Goal: Go through the lines below and copy each one that holds the string "with".

Listed entries:
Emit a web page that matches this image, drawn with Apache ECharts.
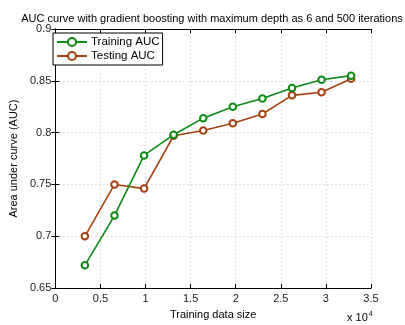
<!DOCTYPE html>
<html><head><meta charset="utf-8">
<script src="https://cdn.jsdelivr.net/npm/echarts@6/dist/echarts.min.js"></script>
<style>html,body{margin:0;padding:0;background:#fff}#c{width:405px;height:325px}</style>
</head><body><div id="c"></div>
<script>
const trainSizes = [3280, 6560, 9840, 13120, 16400, 19680, 22960, 26240, 29520, 32800];
const trainingAUC = [0.672, 0.720, 0.778, 0.798, 0.814, 0.825, 0.833, 0.843, 0.851, 0.855];
const testingAUC  = [0.700, 0.750, 0.746, 0.797, 0.802, 0.809, 0.818, 0.836, 0.839, 0.852];
const xTickLabels = ['0','0.5','1','1.5','2','2.5','3','3.5'];
const yTickLabels = ['0.65','0.7','0.75','0.8','0.85','0.9'];

const FONT = 'Liberation Sans';
const green = '#0b8a14', brown = '#a5400f';
const chart = echarts.init(document.getElementById('c'), null, {renderer:'canvas'});
const pair = a => trainSizes.map((x,i)=>[x,a[i]]);
const tick = {show:true, inside:true, length:4, lineStyle:{color:'#000',width:1}};
const split = {show:true, lineStyle:{color:'#c4c4c4', type:[1,3], width:1}};
chart.setOption({
  animation:false,
  textStyle:{fontFamily:FONT},
  title:{text:'AUC curve with gradient boosting with maximum depth as 6 and 500 iterations',
    left:207, textAlign:'center', top:8,
    textStyle:{fontFamily:FONT, fontSize:11, fontWeight:'normal', color:'#000'}},
  grid:{left:49, top:29, width:322, height:263},
  legend:{left:53, top:33, orient:'vertical', itemWidth:30, itemHeight:10, itemGap:2,
    padding:[3,3,3,3], borderColor:'#000', borderWidth:1, backgroundColor:'#fff',
    textStyle:{fontFamily:FONT, fontSize:11.5, color:'#000', padding:[0,0,0,-1]},
    data:['Training AUC','Testing AUC']},
  xAxis:[{type:'value', min:0, max:35000, interval:5000, position:'bottom',
    axisLine:{show:true, lineStyle:{color:'#000',width:1}}, axisTick:tick, splitLine:split,
    axisLabel:{margin:5, fontFamily:FONT, fontSize:11, color:'#222',
      formatter:(v)=>xTickLabels[Math.round(v/5000)]},
    name:'Training data size', nameLocation:'middle', nameGap:15,
    nameTextStyle:{fontFamily:FONT, fontSize:11, color:'#000'}},
   {type:'value', min:0, max:35000, interval:5000, position:'top',
    axisLine:{show:true, lineStyle:{color:'#000',width:1}}, axisTick:tick, splitLine:{show:false}, axisLabel:{show:false}}],
  yAxis:[{type:'value', min:0.65, max:0.9, interval:0.05, position:'left',
    axisLine:{show:true, lineStyle:{color:'#000',width:1}}, axisTick:tick, splitLine:split,
    axisLabel:{margin:4, fontFamily:FONT, fontSize:11, color:'#222',
      formatter:(v)=>yTickLabels[Math.round((v-0.65)/0.05)]},
    name:'Area under curve (AUC)', nameLocation:'middle', nameGap:28, nameRotate:90,
    nameTextStyle:{fontFamily:FONT, fontSize:11, color:'#000'}},
   {type:'value', min:0.65, max:0.9, interval:0.05, position:'right',
    axisLine:{show:true, lineStyle:{color:'#000',width:1}}, axisTick:tick, splitLine:{show:false}, axisLabel:{show:false}}],
  graphic:[{type:'text', left:347, top:311,
    style:{text:'{a|x 10}{b|4}', rich:{a:{fontFamily:FONT,fontSize:11,fill:'#000'},
      b:{fontFamily:FONT,fontSize:7,fill:'#000',verticalAlign:'top',padding:[0,0,6,1]}}}}],
  series:[
    {name:'Training AUC', type:'line', data:pair(trainingAUC), symbol:'emptyCircle', symbolSize:6.5,
     itemStyle:{color:green, borderWidth:1.6}, lineStyle:{color:green, width:1.6}, z:3},
    {name:'Testing AUC', type:'line', data:pair(testingAUC), symbol:'emptyCircle', symbolSize:6.5,
     itemStyle:{color:brown, borderWidth:1.6}, lineStyle:{color:brown, width:1.6}, z:2}
  ]
});
</script></body></html>
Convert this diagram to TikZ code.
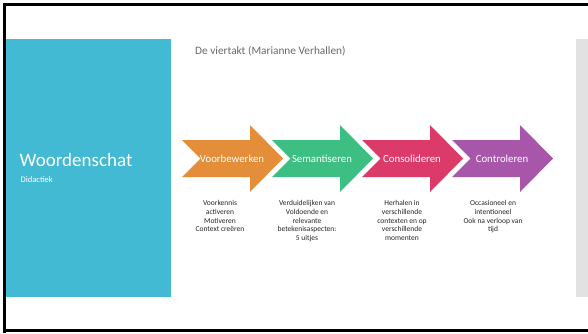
\documentclass[tikz,border=0pt]{standalone}
\usepackage{fontspec}
\setmainfont{Carlito}
\definecolor{dianblauw}{RGB}{66,186,211}
\definecolor{diangrijs}{RGB}{226,226,226}
\definecolor{titelgrijs}{RGB}{105,105,105}
\definecolor{oranje}{RGB}{229,142,58}
\definecolor{groen}{RGB}{61,190,130}
\definecolor{roze}{RGB}{220,58,105}
\definecolor{paars}{RGB}{168,86,170}
\begin{document}
\begin{tikzpicture}[x=1pt,y=-1pt,
    stapletter/.style={text=white,inner sep=0pt,font=\fontsize{10.8}{13}\selectfont},
    uitleg/.style={anchor=north,align=center,inner sep=0pt,text=black!85,font=\fontsize{7.5}{8.8}\selectfont}]
  \useasboundingbox (0,0) rectangle (588,333);
  \fill[white] (0,0) rectangle (588,333);
  \fill[dianblauw] (6,39) rectangle (171,297);
  \fill[diangrijs] (576,39) rectangle (588,297);
  \draw[line width=3pt] (4.5,333) -- (4.5,4) -- (588,4);
  \draw[line width=2.5pt] (3,330.5) -- (588,330.5);
  \node[anchor=west, inner sep=0pt, text=titelgrijs, font=\fontsize{11.3}{13}\selectfont] (titel) at (195,51) {De viertakt (Marianne Verhallen)};
  \node[anchor=west, inner sep=0pt, text=white, font=\fontsize{19}{22}\selectfont] (woordenschat) at (19.5,160) {Woordenschat};
  \node[anchor=west, inner sep=0pt, text=white, font=\fontsize{8.5}{10}\selectfont] (didactiek) at (20.5,180) {Didactiek};
  % de vier pijlen
  \fill[oranje] (182,140) -- (250,140) -- (250,125) -- (283,158.5) -- (250,192) -- (250,177) -- (182,177) -- (200.5,158.5) -- cycle;
  \fill[groen] (272,140) -- (340,140) -- (340,125) -- (373,158.5) -- (340,192) -- (340,177) -- (272,177) -- (290.5,158.5) -- cycle;
  \fill[roze] (362,140) -- (430,140) -- (430,125) -- (463,158.5) -- (430,192) -- (430,177) -- (362,177) -- (380.5,158.5) -- cycle;
  \fill[paars] (452,140) -- (520,140) -- (520,125) -- (553,158.5) -- (520,192) -- (520,177) -- (452,177) -- (470.5,158.5) -- cycle;
  \node[stapletter] (voorbewerken) at (232,158.5) {Voorbewerken};
  \node[stapletter] (semantiseren) at (322,158.5) {Semantiseren};
  \node[stapletter] (consolideren) at (412,158.5) {Consolideren};
  \node[stapletter] (controleren) at (502,158.5) {Controleren};
  % uitleg onder de pijlen
  \node[uitleg] (voorkennis) at (220,200) {Voorkennis\\activeren\\Motiveren\\Context creëren};
  \node[uitleg] (verduidelijken) at (307,200) {Verduidelijken van\\Voldoende en\\relevante\\betekenisaspecten:\\5 uitjes};
  \node[uitleg] (herhalen) at (402,200) {Herhalen in\\verschillende\\contexten en op\\verschillende\\momenten};
  \node[uitleg] (occasioneel) at (493,200) {Occasioneel en\\intentioneel\\Ook na verloop van\\tijd};
\end{tikzpicture}
\end{document}
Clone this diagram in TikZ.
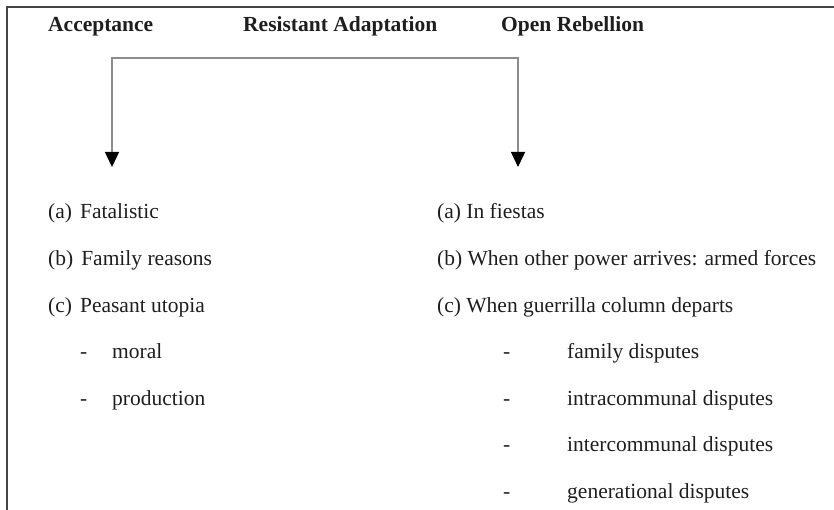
\documentclass[tikz,border=0pt]{standalone}
\usepackage{fontspec}
\setmainfont{Liberation Serif}
\usepackage{tikz}
\usetikzlibrary{arrows.meta, positioning}
\usepackage{xcolor}

\definecolor{inkgray}{HTML}{1E1E1E}
\definecolor{linegray}{HTML}{8C8C8C}
\definecolor{framegray}{HTML}{444444}

\tikzset{
	head/.style={anchor=base west, inner sep=0pt, font=\fontsize{21.5}{25}\selectfont\bfseries, text=inkgray},
	item/.style={anchor=base west, inner sep=0pt, font=\fontsize{21.5}{25}\selectfont, text=inkgray},
	flow/.style={draw=linegray, line width=1.4pt, {Triangle[color=black,length=15pt,width=14pt]}-{Triangle[color=black,length=15pt,width=14pt]}},
	frame/.style={draw=framegray, line width=1.5pt}
}

\begin{document}
\begin{tikzpicture}[x=1pt, y=-1pt]
		
		\useasboundingbox (0,0) rectangle (834,510);
		\draw[frame] (834,7) -- (7,7) -- (7,510);
		
		%headings
		\node[head] (acc) at (48,31.5) {Acceptance};
		\node[head] (res) at (243,31.5) {Resistant Adaptation};
		\node[head] (reb) at (501,31.5) {Open Rebellion};
		
		%acceptance list
		\node[item] (a1) at (48,219) {(a)\hspace{8pt}Fatalistic};
		\node[item] (a2) at (48,265.5) {(b)\hspace{8pt}Family reasons};
		\node[item] (a3) at (48,312) {(c)\hspace{8pt}Peasant utopia};
		\node[item] (d1) at (80,358.5) {-};
		\node[item] (a4) at (112,358.5) {moral};
		\node[item] (d2) at (80,405) {-};
		\node[item] (a5) at (112,405) {production};
		
		%rebellion list
		\node[item] (r1) at (437,219) {(a) In fiestas};
		\node[item] (r2) at (437,265.5) {(b) When other power arrives: armed forces};
		\node[item] (r3) at (437,312) {(c) When guerrilla column departs};
		\node[item] (e1) at (503,358.5) {-};
		\node[item] (r4) at (567,358.5) {family disputes};
		\node[item] (e2) at (503,405) {-};
		\node[item] (r5) at (567,405) {intracommunal disputes};
		\node[item] (e3) at (503,451.5) {-};
		\node[item] (r6) at (567,451.5) {intercommunal disputes};
		\node[item] (e4) at (503,498) {-};
		\node[item] (r7) at (567,498) {generational disputes};
		
		%split arrow
		\coordinate (barL) at (112,58);
		\coordinate (barR) at (518,58);
		\coordinate (tipL) at (112,167);
		\coordinate (tipR) at (518,167);
		\draw[flow] (tipL) -- (barL) -- (barR) -- (tipR);
		
\end{tikzpicture}
\end{document}
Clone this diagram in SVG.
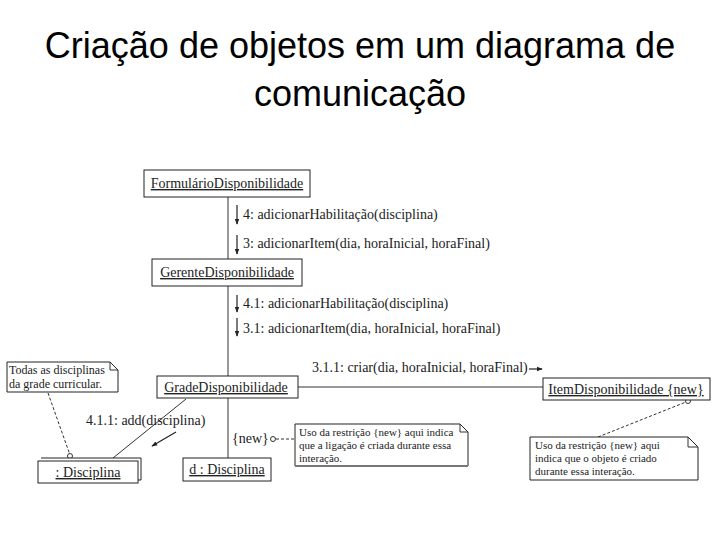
<svg xmlns="http://www.w3.org/2000/svg" width="720" height="540" viewBox="0 0 720 540">
<defs>
<marker id="ah" viewBox="0 0 8 8" refX="7" refY="4" markerWidth="6" markerHeight="6" orient="auto" markerUnits="userSpaceOnUse">
<path d="M0,1 L8,4 L0,7 Z" fill="#222"/>
</marker>
</defs>
<style>
.title{font-family:"Liberation Sans",Arial,sans-serif;font-size:36px;fill:#000;text-anchor:middle}
.t{font-family:"Liberation Serif","Times New Roman",serif;font-size:14px;fill:#222}
.n{font-family:"Liberation Serif","Times New Roman",serif;font-size:11px;fill:#222}
.u{text-decoration:underline}
.box{fill:#fff;stroke:#222;stroke-width:1}
.link{stroke:#333;stroke-width:1;fill:none}
.dash{stroke:#333;stroke-width:1;fill:none;stroke-dasharray:3,2}
.msg{stroke:#222;stroke-width:1.2;fill:none}
.circ{fill:#fff;stroke:#333;stroke-width:1}
</style>
<rect width="720" height="540" fill="#fff"/>
<text class="title" x="360" y="58">Criação de objetos em um diagrama de</text>
<text class="title" x="360" y="106">comunicação</text>

<g id="connectors">
<line class="link" x1="228" y1="197" x2="228" y2="259"/>
<line class="link" x1="228" y1="286" x2="228" y2="376"/>
<line class="link" x1="228" y1="398" x2="228" y2="458"/>
<line class="link" x1="298" y1="387" x2="543" y2="387" stroke="#888"/>
<line class="link" x1="186" y1="399" x2="113" y2="458"/>
<line class="dash" x1="48" y1="393" x2="70" y2="455"/>
<circle class="circ" cx="70" cy="456" r="2.5"/>
<line class="dash" x1="276" y1="439" x2="295" y2="439"/>
<circle class="circ" cx="273" cy="439" r="2.5"/>
<line class="dash" x1="598" y1="437" x2="686" y2="402"/>
<circle class="circ" cx="688" cy="401" r="2.5"/>
<line class="msg" x1="237" y1="205" x2="237" y2="224" marker-end="url(#ah)"/>
<text class="t" x="243" y="219">4: adicionarHabilitação(disciplina)</text>
<line class="msg" x1="237" y1="235" x2="237" y2="254" marker-end="url(#ah)"/>
<text class="t" x="243" y="248">3: adicionarItem(dia, horaInicial, horaFinal)</text>
<line class="msg" x1="237" y1="295" x2="237" y2="312" marker-end="url(#ah)"/>
<text class="t" x="243" y="308">4.1: adicionarHabilitação(disciplina)</text>
<line class="msg" x1="237" y1="318" x2="237" y2="336" marker-end="url(#ah)"/>
<text class="t" x="243" y="333">3.1: adicionarItem(dia, horaInicial, horaFinal)</text>
<text class="t" x="312" y="372">3.1.1: criar(dia, horaInicial, horaFinal)</text>
<line class="msg" x1="529" y1="369" x2="542" y2="369" marker-end="url(#ah)"/>
<text class="t" x="86" y="425">4.1.1: add(disciplina)</text>
<line class="msg" x1="176" y1="432" x2="152" y2="446" marker-end="url(#ah)"/>
<text class="t" x="232" y="443">{new}</text>
</g>

<g id="formulario">
<rect class="box" x="144" y="170" width="166" height="27"/>
<text class="t u" x="227" y="188" text-anchor="middle">FormulárioDisponibilidade</text>
</g>
<g id="gerente">
<rect class="box" x="152" y="259" width="150" height="27"/>
<text class="t u" x="227" y="277" text-anchor="middle">GerenteDisponibilidade</text>
</g>
<g id="grade">
<rect class="box" x="157" y="376" width="141" height="22"/>
<text class="t u" x="226" y="392" text-anchor="middle">GradeDisponibilidade</text>
</g>
<g id="item">
<rect class="box" x="543" y="378" width="167" height="22"/>
<text class="t u" x="626" y="394" text-anchor="middle">ItemDisponibilidade {new}</text>
</g>
<g id="disciplinas">
<path class="box" d="M41,458 H141 V480 H138"/>
<rect class="box" x="38" y="461" width="100" height="22"/>
<text class="t u" x="88" y="477" text-anchor="middle">: Disciplina</text>
</g>
<g id="d-disciplina">
<rect class="box" x="183" y="458" width="88" height="23"/>
<text class="t u" x="227" y="474" text-anchor="middle">d : Disciplina</text>
</g>
<g id="note-todas">
<path class="box" d="M7,362 H110 L118,370 V392 H7 Z"/>
<path class="link" d="M110,362 V370 H118"/>
<text class="n" x="9" y="374" style="font-size:12px">Todas as disciplinas</text>
<text class="n" x="9" y="388" style="font-size:12px">da grade curricular.</text>
</g>
<g id="note-ligacao">
<path class="box" d="M295,424 H460 L468,432 V466 H295 Z"/>
<path class="link" d="M460,424 V432 H468"/>
<line x1="295" y1="466" x2="468" y2="466" stroke="#777" stroke-width="2"/>
<text class="n" x="299" y="436">Uso da restrição {new} aqui indica</text>
<text class="n" x="299" y="449">que a ligação é criada durante essa</text>
<text class="n" x="299" y="462">interação.</text>
</g>
<g id="note-objeto">
<path class="box" d="M530,437 H688 L698,447 V480 H530 Z"/>
<path class="link" d="M688,437 V447 H698"/>
<text class="n" x="535" y="449">Uso da restrição {new} aqui</text>
<text class="n" x="535" y="462">indica que o objeto é criado</text>
<text class="n" x="535" y="475">durante essa interação.</text>
</g>
</svg>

Task result:
Emit a web page that matches this image, drawn with Apache ECharts.
  title:{text:'AUC curve with gradient boosting with maximum depth as 6 and 500 iterations',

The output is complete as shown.